(Task): Below is a listing to transcribe in full and exactly; keep the pictures out.
# # # # # # #
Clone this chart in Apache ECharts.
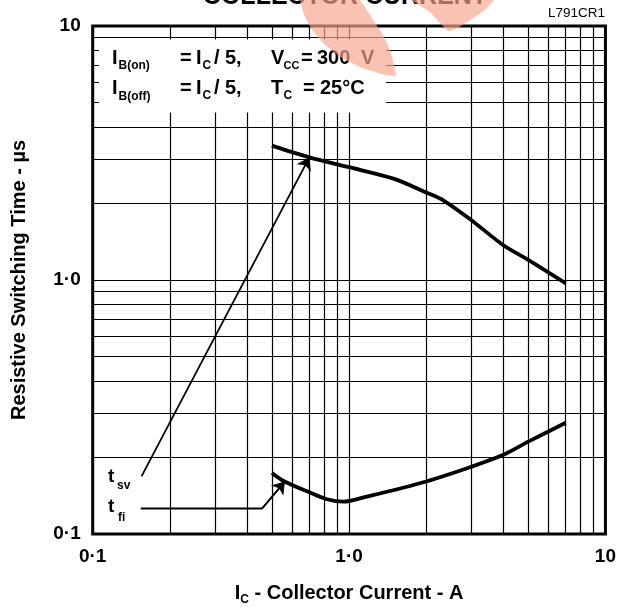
<!DOCTYPE html>
<html>
<head>
<meta charset="utf-8">
<script src="https://cdn.jsdelivr.net/npm/echarts@6/dist/echarts.min.js"></script>
<style>
html,body{margin:0;padding:0;background:#fff;}
#chart{width:619px;height:611px;}
</style>
</head>
<body>
<div id="chart"></div>
<script>
// ---- data ----
const tsvCurrent = [0.5, 0.7, 1.0, 1.5, 2.0, 2.33, 3.0, 4.0, 5.0, 7.0];
const tsvTime    = [3.38, 3.04, 2.78, 2.50, 2.21, 2.06, 1.72, 1.37, 1.20, 0.97];
const tfiCurrent = [0.5, 0.56, 0.7, 0.82, 0.95, 1.13, 2.0, 3.0, 4.0, 5.0, 7.0];
const tfiTime    = [0.174, 0.161, 0.146, 0.137, 0.134, 0.139, 0.161, 0.184, 0.205, 0.231, 0.274];
const tsvArrow   = [[0.155, 0.1686], [0.7, 3.04]];
const tfiLeader  = [[0.154, 0.126], [0.458, 0.126], [0.562, 0.161]];
const xGridValues = [0.2,0.3,0.4,0.5,0.6,0.7,0.8,0.9,1,2,3,4,5,6,7,8,9];
const yGridValues = [0.2,0.3,0.4,0.5,0.6,0.7,0.8,0.9,1,2,3,4,5,6,7,8,9];
const xTickValues = [0.1, 1, 10];
const xTickLabels = ['0·1', '1·0', '10'];
const yTickValues = [0.1, 1, 10];
const yTickLabels = ['0·1', '1·0', '10'];

function tickLabel(values, labels) {
  return function (v) {
    for (let i = 0; i < values.length; i++) {
      if (Math.abs(Math.log10(v) - Math.log10(values[i])) < 1e-6) return labels[i];
    }
    return '';
  };
}
function zip(a, b) { return a.map((v, i) => [v, b[i]]); }

const FONT = 'Liberation Sans';
const chart = echarts.init(document.getElementById('chart'), null, {renderer: 'canvas'});

function txt(text, x, y, size, extra) {
  return Object.assign({
    type: 'text', z: 20,
    style: {text: text, x: x, y: y, fontFamily: FONT, fontWeight: 'bold', fontSize: size,
            fill: '#000', align: 'left', verticalAlign: 'middle'}
  }, extra || {});
}
const M = 20, S = 12;
const graphics = [
  {type: 'rect', z: 15, shape: {x: 99, y: 39.5, width: 287, height: 73}, style: {fill: '#fff'}},
  // row 1
  txt('I', 112, 58, M), txt('B(on)', 118.5, 65.5, S),
  txt('=', 180, 58, M), txt('I', 196, 58, M), txt('C', 202.5, 65.5, S), txt('/', 214, 58, M),
  txt('5,', 225, 58, M),
  txt('V', 271, 58, M), txt('CC', 283.5, 65.5, 11), txt('=', 301, 58, M), txt('300', 317, 58, M),
  txt('V', 361, 58, M),
  // row 2
  txt('I', 112, 88, M), txt('B(off)', 118.5, 97, S),
  txt('=', 180, 88, M), txt('I', 196, 88, M), txt('C', 202.5, 95.5, S), txt('/', 214, 88, M),
  txt('5,', 225, 88, M),
  txt('T', 271, 88, M), txt('C', 283.5, 95.5, S), txt('=', 303, 88, M), txt('25°C', 320, 88, M),
  // curve labels
  txt('t', 108, 477, 19), txt('sv', 117, 485.5, S),
  txt('t', 108, 507, 19), txt('fi', 118, 517.5, S),
  // header texts
  {type: 'text', z: 20, style: {text: 'COLLECTOR CURRENT', x: 345, y: -3, fontFamily: FONT,
    fontWeight: 'bold', fontSize: 25, fill: '#000', align: 'center', verticalAlign: 'middle'}},
  {type: 'text', z: 20, style: {text: 'L791CR1', x: 605, y: 13, fontFamily: FONT,
    fontSize: 13.5, fill: '#000', align: 'right', verticalAlign: 'middle'}},
  // watermark
  {type: 'polygon', z: 30, shape: {points: [[300,0],[304,15],[312,30],[325,45],[342,58],[362,68],
      [385,75],[396,76],[394,65],[390,50],[383,35],[372,18],[360,0]]},
    style: {fill: 'rgba(247,165,141,0.68)'}},
  {type: 'polygon', z: 30, shape: {points: [[411,0],[494,0],[485,10],[470,20],[456,29],[448,31],
      [442,25],[430,12]]}, style: {fill: 'rgba(247,165,141,0.68)'}}
];

const option = {
  animation: false,
  backgroundColor: '#fff',
  grid: {left: 92.7, right: 13.3, top: 26, bottom: 73, show: true, borderColor: '#000', borderWidth: 3,
         backgroundColor: 'transparent'},
  xAxis: {
    type: 'log', logBase: 10, min: 0.1, max: 10, interval: 1,
    axisLine: {show: false}, axisTick: {show: false}, splitLine: {show: false},
    axisLabel: {formatter: tickLabel(xTickValues, xTickLabels), color: '#000', fontFamily: FONT,
                fontWeight: 'bold', fontSize: 19, margin: 13},
    name: '{b|I}{s|C}{b| - Collector Current - A}', nameLocation: 'middle', nameGap: 46,
    nameTextStyle: {rich: {
      b: {fontFamily: FONT, fontWeight: 'bold', fontSize: 20, color: '#000'},
      s: {fontFamily: FONT, fontWeight: 'bold', fontSize: 12, color: '#000', padding: [14, 0, 0, 0]}
    }}
  },
  yAxis: {
    type: 'log', logBase: 10, min: 0.1, max: 10, interval: 1,
    axisLine: {show: false}, axisTick: {show: false}, splitLine: {show: false},
    axisLabel: {formatter: tickLabel(yTickValues, yTickLabels), color: '#000', fontFamily: FONT,
                fontWeight: 'bold', fontSize: 19, margin: 12},
    name: 'Resistive Switching Time - µs', nameLocation: 'middle', nameGap: 63,
    nameTextStyle: {fontFamily: FONT, fontWeight: 'bold', fontSize: 20, color: '#000'}
  },
  series: [
    {
      type: 'line', data: [], silent: true, z: 2,
      markLine: {
        silent: true, symbol: ['none', 'none'], label: {show: false}, animation: false,
        lineStyle: {type: 'solid', color: '#000', width: 1.2},
        emphasis: {disabled: true},
        data: xGridValues.map(v => ({xAxis: v})).concat(yGridValues.map(v => ({yAxis: v})))
      }
    },
    {
      name: 'tsv', type: 'line', data: zip(tsvCurrent, tsvTime), smooth: 0.3, symbol: 'none', z: 5,
      lineStyle: {color: '#000', width: 3.8}
    },
    {
      name: 'tfi', type: 'line', data: zip(tfiCurrent, tfiTime), smooth: 0.3, symbol: 'none', z: 5,
      lineStyle: {color: '#000', width: 3.8}
    },
    {
      type: 'line', data: tfiLeader, symbol: 'none', z: 6, lineStyle: {color: '#000', width: 1.8},
      markLine: {
        silent: true, symbol: ['none', 'arrow'], symbolSize: 12, label: {show: false},
        lineStyle: {type: 'solid', color: '#000', width: 1.8},
        emphasis: {disabled: true},
        data: [[{coord: tfiLeader[1]}, {coord: tfiLeader[2]}],
               [{coord: tsvArrow[0]}, {coord: tsvArrow[1]}]]
      }
    }
  ],
  graphic: graphics
};
chart.setOption(option);
</script>
</body>
</html>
# # # # # # #
(Result of this exercise):
Clone this chart in Apache ECharts.
<!DOCTYPE html>
<html>
<head>
<meta charset="utf-8">
<script src="https://cdn.jsdelivr.net/npm/echarts@6/dist/echarts.min.js"></script>
<style>
html,body{margin:0;padding:0;background:#fff;}
#chart{width:619px;height:611px;}
</style>
</head>
<body>
<div id="chart"></div>
<script>
// ---- data ----
const tsvCurrent = [0.5, 0.7, 1.0, 1.5, 2.0, 2.33, 3.0, 4.0, 5.0, 7.0];
const tsvTime    = [3.38, 3.04, 2.78, 2.50, 2.21, 2.06, 1.72, 1.37, 1.20, 0.97];
const tfiCurrent = [0.5, 0.56, 0.7, 0.82, 0.95, 1.13, 2.0, 3.0, 4.0, 5.0, 7.0];
const tfiTime    = [0.174, 0.161, 0.146, 0.137, 0.134, 0.139, 0.161, 0.184, 0.205, 0.231, 0.274];
const tsvArrow   = [[0.155, 0.1686], [0.7, 3.04]];
const tfiLeader  = [[0.154, 0.126], [0.458, 0.126], [0.562, 0.161]];
const xGridValues = [0.2,0.3,0.4,0.5,0.6,0.7,0.8,0.9,1,2,3,4,5,6,7,8,9];
const yGridValues = [0.2,0.3,0.4,0.5,0.6,0.7,0.8,0.9,1,2,3,4,5,6,7,8,9];
const xTickValues = [0.1, 1, 10];
const xTickLabels = ['0·1', '1·0', '10'];
const yTickValues = [0.1, 1, 10];
const yTickLabels = ['0·1', '1·0', '10'];

function tickLabel(values, labels) {
  return function (v) {
    for (let i = 0; i < values.length; i++) {
      if (Math.abs(Math.log10(v) - Math.log10(values[i])) < 1e-6) return labels[i];
    }
    return '';
  };
}
function zip(a, b) { return a.map((v, i) => [v, b[i]]); }

const FONT = 'Liberation Sans';
const chart = echarts.init(document.getElementById('chart'), null, {renderer: 'canvas'});

function txt(text, x, y, size, extra) {
  return Object.assign({
    type: 'text', z: 20,
    style: {text: text, x: x, y: y, fontFamily: FONT, fontWeight: 'bold', fontSize: size,
            fill: '#000', align: 'left', verticalAlign: 'middle'}
  }, extra || {});
}
const M = 20, S = 12;
const graphics = [
  {type: 'rect', z: 15, shape: {x: 99, y: 39.5, width: 287, height: 73}, style: {fill: '#fff'}},
  // row 1
  txt('I', 112, 58, M), txt('B(on)', 118.5, 65.5, S),
  txt('=', 180, 58, M), txt('I', 196, 58, M), txt('C', 202.5, 65.5, S), txt('/', 214, 58, M),
  txt('5,', 225, 58, M),
  txt('V', 271, 58, M), txt('CC', 283.5, 65.5, 11), txt('=', 301, 58, M), txt('300', 317, 58, M),
  txt('V', 361, 58, M),
  // row 2
  txt('I', 112, 88, M), txt('B(off)', 118.5, 97, S),
  txt('=', 180, 88, M), txt('I', 196, 88, M), txt('C', 202.5, 95.5, S), txt('/', 214, 88, M),
  txt('5,', 225, 88, M),
  txt('T', 271, 88, M), txt('C', 283.5, 95.5, S), txt('=', 303, 88, M), txt('25°C', 320, 88, M),
  // curve labels
  txt('t', 108, 477, 19), txt('sv', 117, 485.5, S),
  txt('t', 108, 507, 19), txt('fi', 118, 517.5, S),
  // header texts
  {type: 'text', z: 20, style: {text: 'COLLECTOR CURRENT', x: 345, y: -3, fontFamily: FONT,
    fontWeight: 'bold', fontSize: 25, fill: '#000', align: 'center', verticalAlign: 'middle'}},
  {type: 'text', z: 20, style: {text: 'L791CR1', x: 605, y: 13, fontFamily: FONT,
    fontSize: 13.5, fill: '#000', align: 'right', verticalAlign: 'middle'}},
  // watermark
  {type: 'polygon', z: 30, shape: {points: [[300,0],[304,15],[312,30],[325,45],[342,58],[362,68],
      [385,75],[396,76],[394,65],[390,50],[383,35],[372,18],[360,0]]},
    style: {fill: 'rgba(247,165,141,0.68)'}},
  {type: 'polygon', z: 30, shape: {points: [[411,0],[494,0],[485,10],[470,20],[456,29],[448,31],
      [442,25],[430,12]]}, style: {fill: 'rgba(247,165,141,0.68)'}}
];

const option = {
  animation: false,
  backgroundColor: '#fff',
  grid: {left: 92.7, right: 13.3, top: 26, bottom: 73, show: true, borderColor: '#000', borderWidth: 3,
         backgroundColor: 'transparent'},
  xAxis: {
    type: 'log', logBase: 10, min: 0.1, max: 10, interval: 1,
    axisLine: {show: false}, axisTick: {show: false}, splitLine: {show: false},
    axisLabel: {formatter: tickLabel(xTickValues, xTickLabels), color: '#000', fontFamily: FONT,
                fontWeight: 'bold', fontSize: 19, margin: 13},
    name: '{b|I}{s|C}{b| - Collector Current - A}', nameLocation: 'middle', nameGap: 46,
    nameTextStyle: {rich: {
      b: {fontFamily: FONT, fontWeight: 'bold', fontSize: 20, color: '#000'},
      s: {fontFamily: FONT, fontWeight: 'bold', fontSize: 12, color: '#000', padding: [14, 0, 0, 0]}
    }}
  },
  yAxis: {
    type: 'log', logBase: 10, min: 0.1, max: 10, interval: 1,
    axisLine: {show: false}, axisTick: {show: false}, splitLine: {show: false},
    axisLabel: {formatter: tickLabel(yTickValues, yTickLabels), color: '#000', fontFamily: FONT,
                fontWeight: 'bold', fontSize: 19, margin: 12},
    name: 'Resistive Switching Time - µs', nameLocation: 'middle', nameGap: 63,
    nameTextStyle: {fontFamily: FONT, fontWeight: 'bold', fontSize: 20, color: '#000'}
  },
  series: [
    {
      type: 'line', data: [], silent: true, z: 2,
      markLine: {
        silent: true, symbol: ['none', 'none'], label: {show: false}, animation: false,
        lineStyle: {type: 'solid', color: '#000', width: 1.2},
        emphasis: {disabled: true},
        data: xGridValues.map(v => ({xAxis: v})).concat(yGridValues.map(v => ({yAxis: v})))
      }
    },
    {
      name: 'tsv', type: 'line', data: zip(tsvCurrent, tsvTime), smooth: 0.3, symbol: 'none', z: 5,
      lineStyle: {color: '#000', width: 3.8}
    },
    {
      name: 'tfi', type: 'line', data: zip(tfiCurrent, tfiTime), smooth: 0.3, symbol: 'none', z: 5,
      lineStyle: {color: '#000', width: 3.8}
    },
    {
      type: 'line', data: tfiLeader, symbol: 'none', z: 6, lineStyle: {color: '#000', width: 1.8},
      markLine: {
        silent: true, symbol: ['none', 'arrow'], symbolSize: 12, label: {show: false},
        lineStyle: {type: 'solid', color: '#000', width: 1.8},
        emphasis: {disabled: true},
        data: [[{coord: tfiLeader[1]}, {coord: tfiLeader[2]}],
               [{coord: tsvArrow[0]}, {coord: tsvArrow[1]}]]
      }
    }
  ],
  graphic: graphics
};
chart.setOption(option);
</script>
</body>
</html>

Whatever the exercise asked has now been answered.